Yunior Elías volvió los ojos a la calle y se sumió en un profundo silencio. Ahora todo tenía sentido, comprendí a qué se refería cuando dijo que era un exilio voluntario. El régimen de asilo se ha hecho muy popular en los últimos años, especialmente entre los jóvenes adultos que buscan huir y establecerse fuera de Colombia. De acuerdo con estadísticas consolidades de la Unión Europea, contenidas en su sitio Eurostat, sirios, afganos, turcos, venezolanos y colombianos fueron los que más solicitudes de asilo presentaron el año pasado: juntos, representaron casi la mitad (48,0 %) de todos los solicitantes de asilo por primera vez en los países de la UE, especialmente en Alemania, España, Francia e Italia. Con relación a nuestros nacionales, sus solicitudes se incrementaron: pasaron de 42 420 en 2022 a 62 015 en 2023.

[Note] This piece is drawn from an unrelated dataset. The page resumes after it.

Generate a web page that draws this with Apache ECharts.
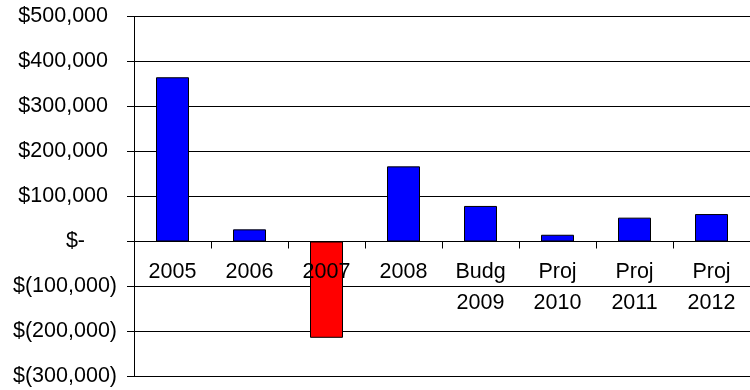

Todo lo demás que había mencionado Yunior Elías me sonaba familiar, ya que yo también había experimentado la presión social de que te dijeran que abandonaras el país en busca de mejores oportunidades. Se podría argumentar que forma parte de nuestra mentalidad nacional pensar que el único recurso que uno tiene para tener una vida mejor es abandonar el lugar donde nació. ¿Por qué? Esa pregunta tiene infinidad de respuestas, y todas ellas son correctas y equivocadas al mismo tiempo. El otro fenómeno que menciona Yunior Elías, la sensación de que ese tipo de presión solo va dirigida a ti, también es cierto en el sentido de que, todos los que te animan a irte, no quieren irse ellos mismos, y podrían darte todo tipo de excusas de por qué no pueden, pero ninguna de esas excusas se aplica a ti. El caso de Yunior Elías, debo añadir, no es extraño, ya que me he encontrado con este escenario con otras personas que viven en Europa —España, Alemania, Francia—, pasaron por una situación similar y ahora están viviendo las consecuencias de haber sido presionados para tomar tal decisión. Vale la pena mencionar que, cuando tiene éxito la aplicación a asilo, el gobierno que proporciona ese estatus, le retira el pasaporte a la persona y hace que sea igual de difícil, si no más, que se le proporcione un nuevo documento que le permita viajar de vuelta a su país. No es un exilio literal, pero quienes pasan por él pueden sentirlo así. En algunos casos puede ser para siempre, y en otros, solo el tiempo suficiente para que cuando tengan la oportunidad de volver su idea del país natal haya desaparecido
Yunior Elías, aún en silencio, suturaba por dentro la herida por la que había estado sangrando durante la mayor parte de nuestra conversación. Su aspecto desaliñado adquirió un nuevo matiz de vergüenza, pues estoy seguro de que hablar de su situación —sabiendo que tenía razón y estaba en su derecho de hacerlo— le producía náuseas existenciales. Se despidió de mí, no sin antes hacerme saber que le gustaría seguir charlando en el futuro. No me negué, pues sentía que aquella realidad de Yunior Elías valía explorarla más. Por ahora, no obstante, debía conformarme con lo que me había contado.